Baseou-se na publicação da autorização da viagem pelo "Diário Oficial" do dia anterior.
No dia seguinte (26), o mesmo jornal e o "Estado de S.Paulo" publicaram com destaque (até mesmo na Primeira Página) fotos da ministra a discursar no tal evento religioso, além de textos com declarações da oposição apontando o uso de dinheiro público para fins privados.
Até a última sexta-feira, o concorrente paulista da Folha continuou a publicar material a respeito do caso em mais quatro dias; o do Rio, em mais dois.
E a Folha, o que fez?
No dia 26, deu apenas uma "tripa" -texto de uma coluna, sem destaque maior, em página interna. Depois, nada. Só retomou o assunto na sexta (3), após uma semana, a partir da declaração do presidente e da decisão do Ministério Público Federal de apurar o ocorrido (aí, sim, com chamada na capa e manchete em página interna, além de duas notas na seção Painel).
Ora, o caso da viagem de Benedita pode não ser o escândalo do ano, mas também não deve evaporar, ao que tudo indica, como um acontecimento menor.
Ele diz respeito à perigosa abolição da fronteira entre público e privado por parte de um membro do governo -questão relevante que tantos escândalos rendeu na mídia, Folha à frente, no governo anterior, sob o impulso, muitas vezes, do próprio PT, ativo na oposição.

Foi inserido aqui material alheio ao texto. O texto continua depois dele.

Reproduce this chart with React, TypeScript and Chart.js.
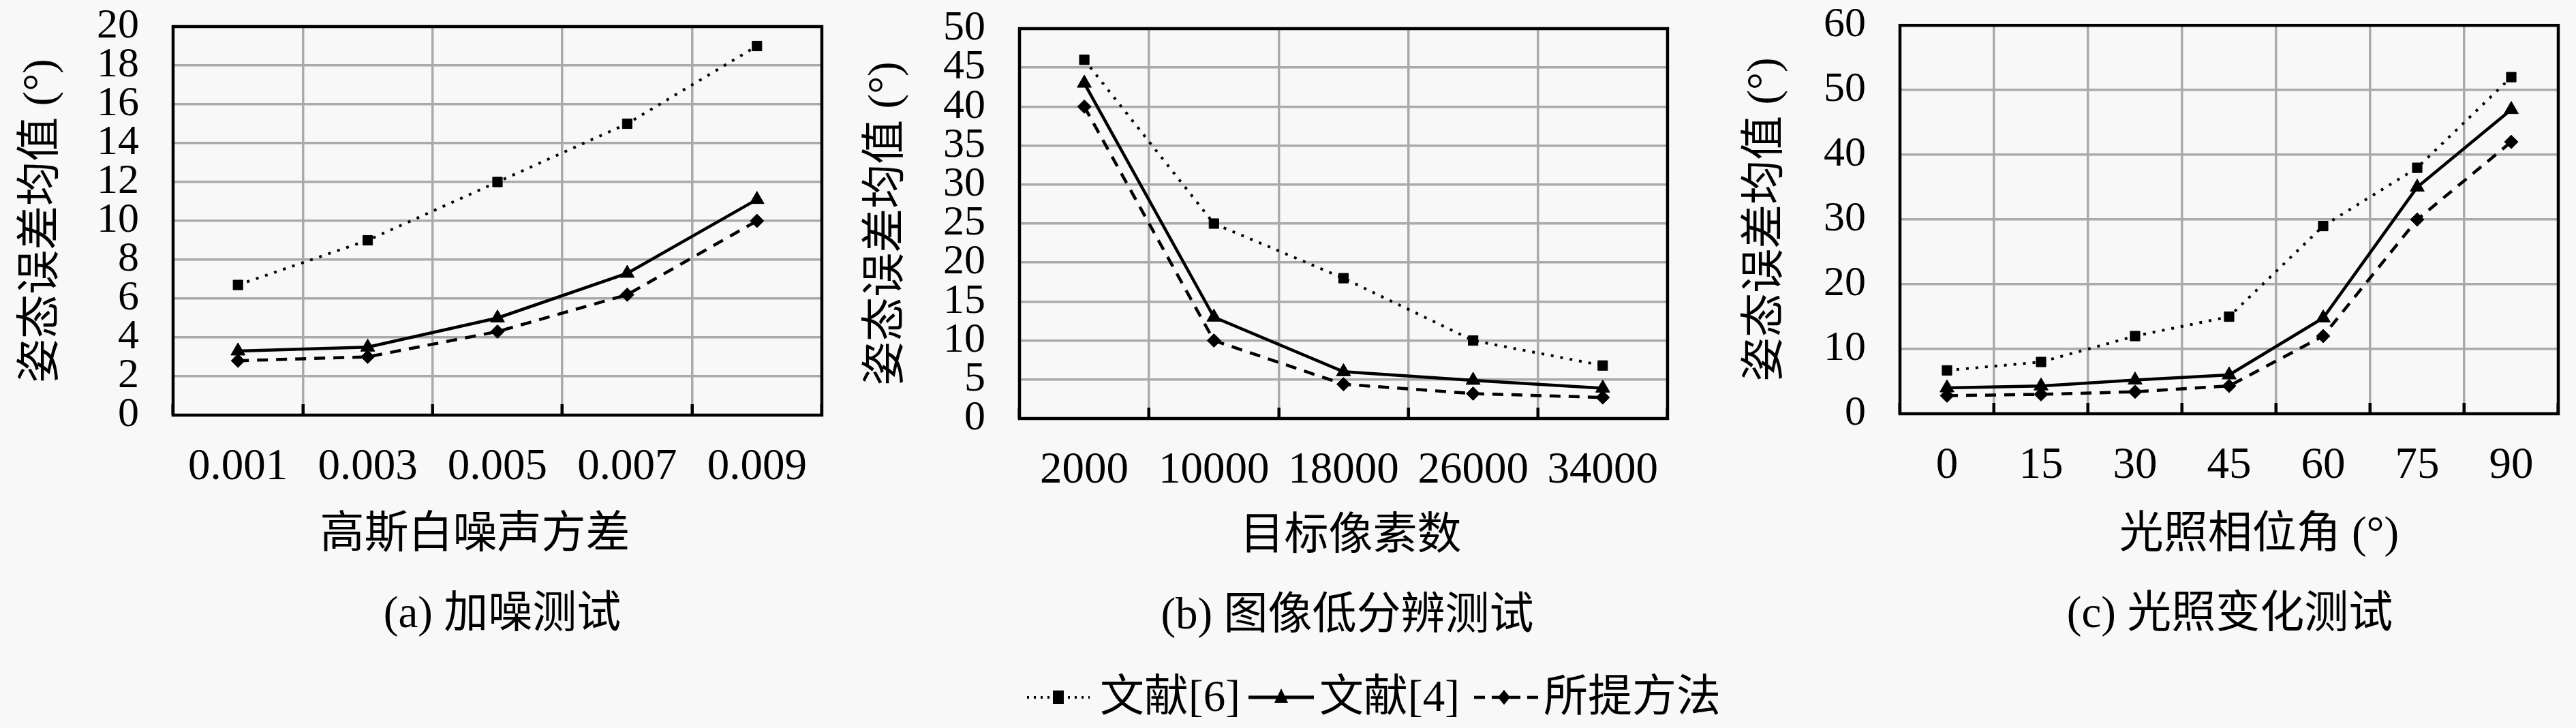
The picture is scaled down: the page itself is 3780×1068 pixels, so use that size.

Além disso, guarda uma óbvia relação com a disputa política interna deflagrada no governo e no partido a poucos meses da reforma ministerial (José Dirceu, ministro-chefe da Casa Civil, já teria demonstrado o desejo de que a ministra deixe o posto).
Chama a atenção, assim, a timidez do jornal nessa cobertura. Ela contrasta com a desejável "marcação cerrada" que ele tem exibido na cobertura do governo Lula e que adotou, em casos semelhantes, sob a era FHC.
Dessa vez, parece, deu um branco no costumeiro senso crítico da Folha.